BEGIN RECORD EXTRACTS

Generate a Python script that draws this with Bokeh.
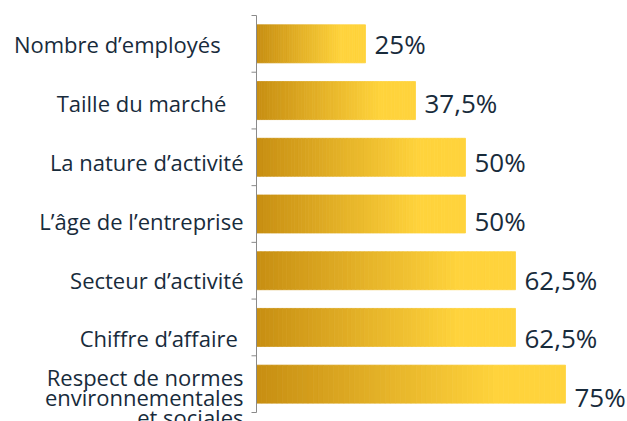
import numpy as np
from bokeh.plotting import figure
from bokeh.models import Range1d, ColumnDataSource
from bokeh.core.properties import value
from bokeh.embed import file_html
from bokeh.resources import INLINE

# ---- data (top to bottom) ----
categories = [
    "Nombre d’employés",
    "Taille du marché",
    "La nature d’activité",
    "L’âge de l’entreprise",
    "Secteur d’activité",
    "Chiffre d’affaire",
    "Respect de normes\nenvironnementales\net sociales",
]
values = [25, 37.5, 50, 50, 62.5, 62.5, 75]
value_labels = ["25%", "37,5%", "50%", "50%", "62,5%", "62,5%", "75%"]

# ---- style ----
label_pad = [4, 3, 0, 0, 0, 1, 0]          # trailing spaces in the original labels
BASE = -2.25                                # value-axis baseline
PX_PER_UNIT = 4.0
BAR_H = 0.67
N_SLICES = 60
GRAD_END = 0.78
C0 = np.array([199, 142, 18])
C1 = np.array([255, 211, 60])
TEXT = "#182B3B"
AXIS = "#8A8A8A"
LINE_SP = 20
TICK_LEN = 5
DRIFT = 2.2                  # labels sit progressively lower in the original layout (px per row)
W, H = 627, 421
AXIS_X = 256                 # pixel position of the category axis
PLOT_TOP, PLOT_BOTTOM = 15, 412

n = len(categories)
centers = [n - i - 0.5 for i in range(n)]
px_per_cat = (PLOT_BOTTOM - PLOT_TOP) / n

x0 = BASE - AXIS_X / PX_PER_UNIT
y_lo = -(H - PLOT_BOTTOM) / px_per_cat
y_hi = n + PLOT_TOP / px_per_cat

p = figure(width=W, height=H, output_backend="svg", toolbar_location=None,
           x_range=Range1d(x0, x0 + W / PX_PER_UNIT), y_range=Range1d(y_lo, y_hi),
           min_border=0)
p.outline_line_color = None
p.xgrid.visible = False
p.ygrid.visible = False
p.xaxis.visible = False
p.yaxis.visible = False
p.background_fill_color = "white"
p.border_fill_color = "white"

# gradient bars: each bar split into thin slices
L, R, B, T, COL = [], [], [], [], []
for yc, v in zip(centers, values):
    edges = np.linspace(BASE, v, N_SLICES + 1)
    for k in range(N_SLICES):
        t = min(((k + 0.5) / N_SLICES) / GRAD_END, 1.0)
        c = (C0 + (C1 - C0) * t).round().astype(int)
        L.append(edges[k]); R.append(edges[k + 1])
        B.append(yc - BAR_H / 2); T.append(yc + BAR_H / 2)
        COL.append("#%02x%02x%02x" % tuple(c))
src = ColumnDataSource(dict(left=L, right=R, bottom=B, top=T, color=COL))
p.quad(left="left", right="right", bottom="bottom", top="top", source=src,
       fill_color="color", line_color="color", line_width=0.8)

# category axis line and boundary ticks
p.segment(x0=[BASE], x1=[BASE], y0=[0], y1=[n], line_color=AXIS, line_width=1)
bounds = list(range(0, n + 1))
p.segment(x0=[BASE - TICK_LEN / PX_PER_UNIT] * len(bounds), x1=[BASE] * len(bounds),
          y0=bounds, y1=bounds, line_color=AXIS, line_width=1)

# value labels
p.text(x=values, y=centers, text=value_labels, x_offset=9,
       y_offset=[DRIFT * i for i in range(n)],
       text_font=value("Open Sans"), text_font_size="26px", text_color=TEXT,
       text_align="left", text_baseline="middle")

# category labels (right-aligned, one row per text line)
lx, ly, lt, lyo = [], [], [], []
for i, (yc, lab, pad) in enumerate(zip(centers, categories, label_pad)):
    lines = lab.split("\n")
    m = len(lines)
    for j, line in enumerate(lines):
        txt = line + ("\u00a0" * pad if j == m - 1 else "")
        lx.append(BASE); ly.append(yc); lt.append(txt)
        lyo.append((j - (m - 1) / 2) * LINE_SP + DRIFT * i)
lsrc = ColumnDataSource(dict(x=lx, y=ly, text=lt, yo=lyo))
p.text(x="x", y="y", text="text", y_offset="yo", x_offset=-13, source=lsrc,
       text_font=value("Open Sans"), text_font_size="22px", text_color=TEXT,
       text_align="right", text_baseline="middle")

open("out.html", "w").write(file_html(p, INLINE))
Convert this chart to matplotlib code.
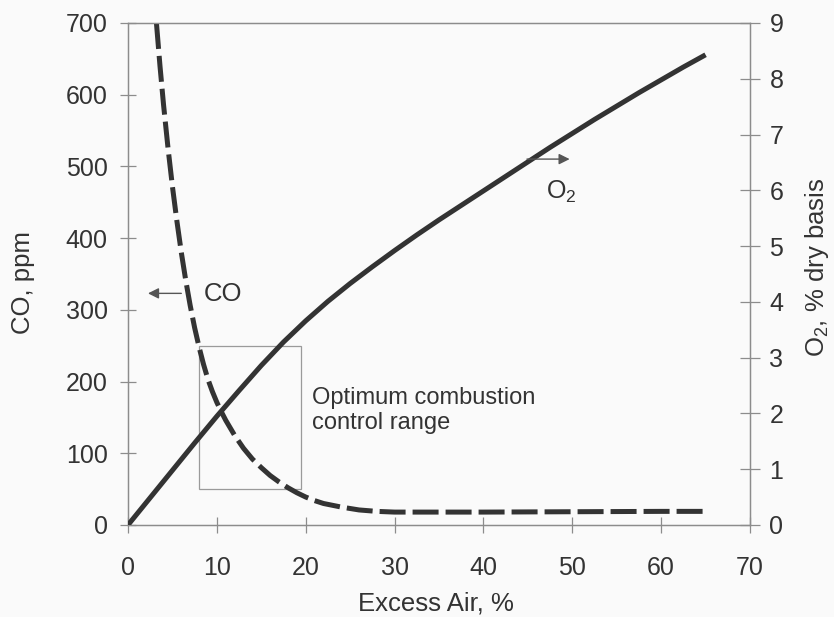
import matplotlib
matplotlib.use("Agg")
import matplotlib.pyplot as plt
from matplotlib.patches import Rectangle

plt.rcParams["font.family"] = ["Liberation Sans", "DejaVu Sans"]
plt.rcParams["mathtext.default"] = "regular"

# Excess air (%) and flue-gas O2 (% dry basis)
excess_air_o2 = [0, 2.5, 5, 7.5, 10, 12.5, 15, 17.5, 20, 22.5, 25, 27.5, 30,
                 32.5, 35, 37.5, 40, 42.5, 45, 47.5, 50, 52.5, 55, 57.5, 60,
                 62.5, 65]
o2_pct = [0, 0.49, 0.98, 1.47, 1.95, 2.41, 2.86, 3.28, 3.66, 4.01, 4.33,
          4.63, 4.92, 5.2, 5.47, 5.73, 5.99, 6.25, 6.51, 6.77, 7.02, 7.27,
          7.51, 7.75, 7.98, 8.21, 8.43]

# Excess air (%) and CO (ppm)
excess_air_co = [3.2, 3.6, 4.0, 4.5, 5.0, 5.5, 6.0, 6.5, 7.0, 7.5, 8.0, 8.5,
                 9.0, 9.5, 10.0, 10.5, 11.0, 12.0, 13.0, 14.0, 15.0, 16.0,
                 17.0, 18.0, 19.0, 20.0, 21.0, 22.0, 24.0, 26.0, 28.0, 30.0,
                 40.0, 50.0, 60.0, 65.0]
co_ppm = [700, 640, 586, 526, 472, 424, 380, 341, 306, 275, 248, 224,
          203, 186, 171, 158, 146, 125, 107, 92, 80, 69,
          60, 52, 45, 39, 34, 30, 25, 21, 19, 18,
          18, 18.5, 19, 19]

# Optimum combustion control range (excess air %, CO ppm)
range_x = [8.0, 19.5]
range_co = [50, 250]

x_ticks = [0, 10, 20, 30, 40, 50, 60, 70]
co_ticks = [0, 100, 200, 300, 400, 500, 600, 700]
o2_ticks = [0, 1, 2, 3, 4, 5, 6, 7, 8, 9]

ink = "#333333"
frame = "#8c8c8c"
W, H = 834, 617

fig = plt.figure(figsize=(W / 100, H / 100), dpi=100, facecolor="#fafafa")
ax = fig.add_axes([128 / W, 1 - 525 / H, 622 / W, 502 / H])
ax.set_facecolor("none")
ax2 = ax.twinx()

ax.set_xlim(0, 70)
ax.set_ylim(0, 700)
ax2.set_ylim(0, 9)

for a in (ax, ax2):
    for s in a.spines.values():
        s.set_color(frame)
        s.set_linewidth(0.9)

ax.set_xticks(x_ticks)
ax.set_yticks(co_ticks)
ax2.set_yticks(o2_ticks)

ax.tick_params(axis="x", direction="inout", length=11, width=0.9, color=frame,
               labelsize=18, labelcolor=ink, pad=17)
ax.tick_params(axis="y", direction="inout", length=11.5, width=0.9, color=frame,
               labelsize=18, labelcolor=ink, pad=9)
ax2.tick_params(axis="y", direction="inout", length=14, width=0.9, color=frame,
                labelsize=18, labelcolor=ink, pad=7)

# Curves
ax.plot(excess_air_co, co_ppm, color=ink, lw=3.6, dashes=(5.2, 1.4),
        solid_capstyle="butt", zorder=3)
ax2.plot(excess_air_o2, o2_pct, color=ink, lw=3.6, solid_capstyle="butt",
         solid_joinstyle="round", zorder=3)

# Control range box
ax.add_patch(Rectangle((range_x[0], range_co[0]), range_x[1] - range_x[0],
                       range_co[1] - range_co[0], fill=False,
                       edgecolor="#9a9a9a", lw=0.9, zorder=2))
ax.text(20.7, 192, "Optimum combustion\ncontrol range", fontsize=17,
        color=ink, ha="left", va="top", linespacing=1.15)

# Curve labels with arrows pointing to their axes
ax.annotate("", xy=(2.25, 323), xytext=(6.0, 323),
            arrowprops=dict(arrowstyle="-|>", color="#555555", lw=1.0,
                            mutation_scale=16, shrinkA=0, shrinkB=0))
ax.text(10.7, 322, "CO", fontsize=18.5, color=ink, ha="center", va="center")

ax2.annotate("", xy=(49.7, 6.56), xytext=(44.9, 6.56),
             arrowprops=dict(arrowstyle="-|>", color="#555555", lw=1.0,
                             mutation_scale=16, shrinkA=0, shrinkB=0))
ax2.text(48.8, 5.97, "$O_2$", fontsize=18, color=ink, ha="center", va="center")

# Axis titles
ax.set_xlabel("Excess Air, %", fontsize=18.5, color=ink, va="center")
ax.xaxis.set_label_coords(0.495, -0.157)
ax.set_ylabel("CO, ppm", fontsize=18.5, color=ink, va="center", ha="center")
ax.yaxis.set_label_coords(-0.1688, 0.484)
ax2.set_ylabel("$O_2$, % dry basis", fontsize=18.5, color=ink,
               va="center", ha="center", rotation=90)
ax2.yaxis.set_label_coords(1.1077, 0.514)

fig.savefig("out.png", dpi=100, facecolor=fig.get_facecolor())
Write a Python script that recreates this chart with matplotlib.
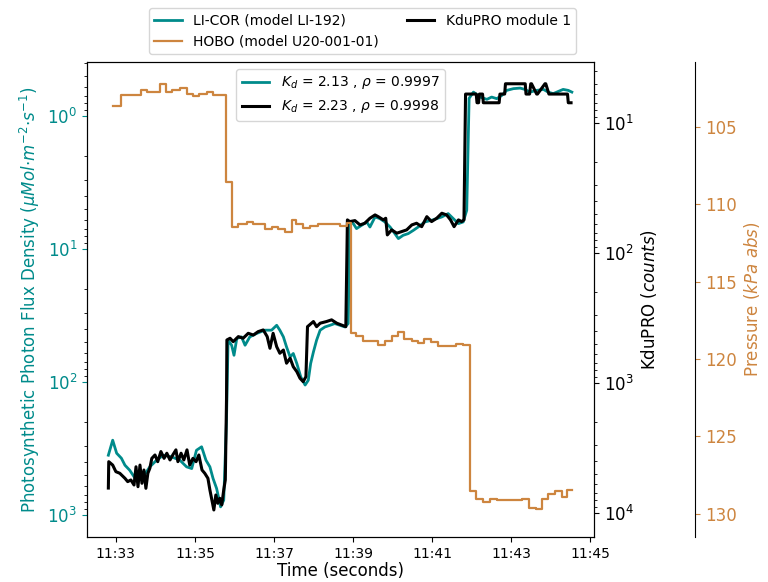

END RECORD EXTRACTS

### SET TASK
Repeat only the lines between the start of the data and the line with "from bokeh.resources import INLINE", including those two lines, and skip the pictures.

### REPLY
Generate a Python script that draws this with Bokeh.
import numpy as np
from bokeh.plotting import figure
from bokeh.models import Range1d, ColumnDataSource
from bokeh.core.properties import value
from bokeh.embed import file_html
from bokeh.resources import INLINE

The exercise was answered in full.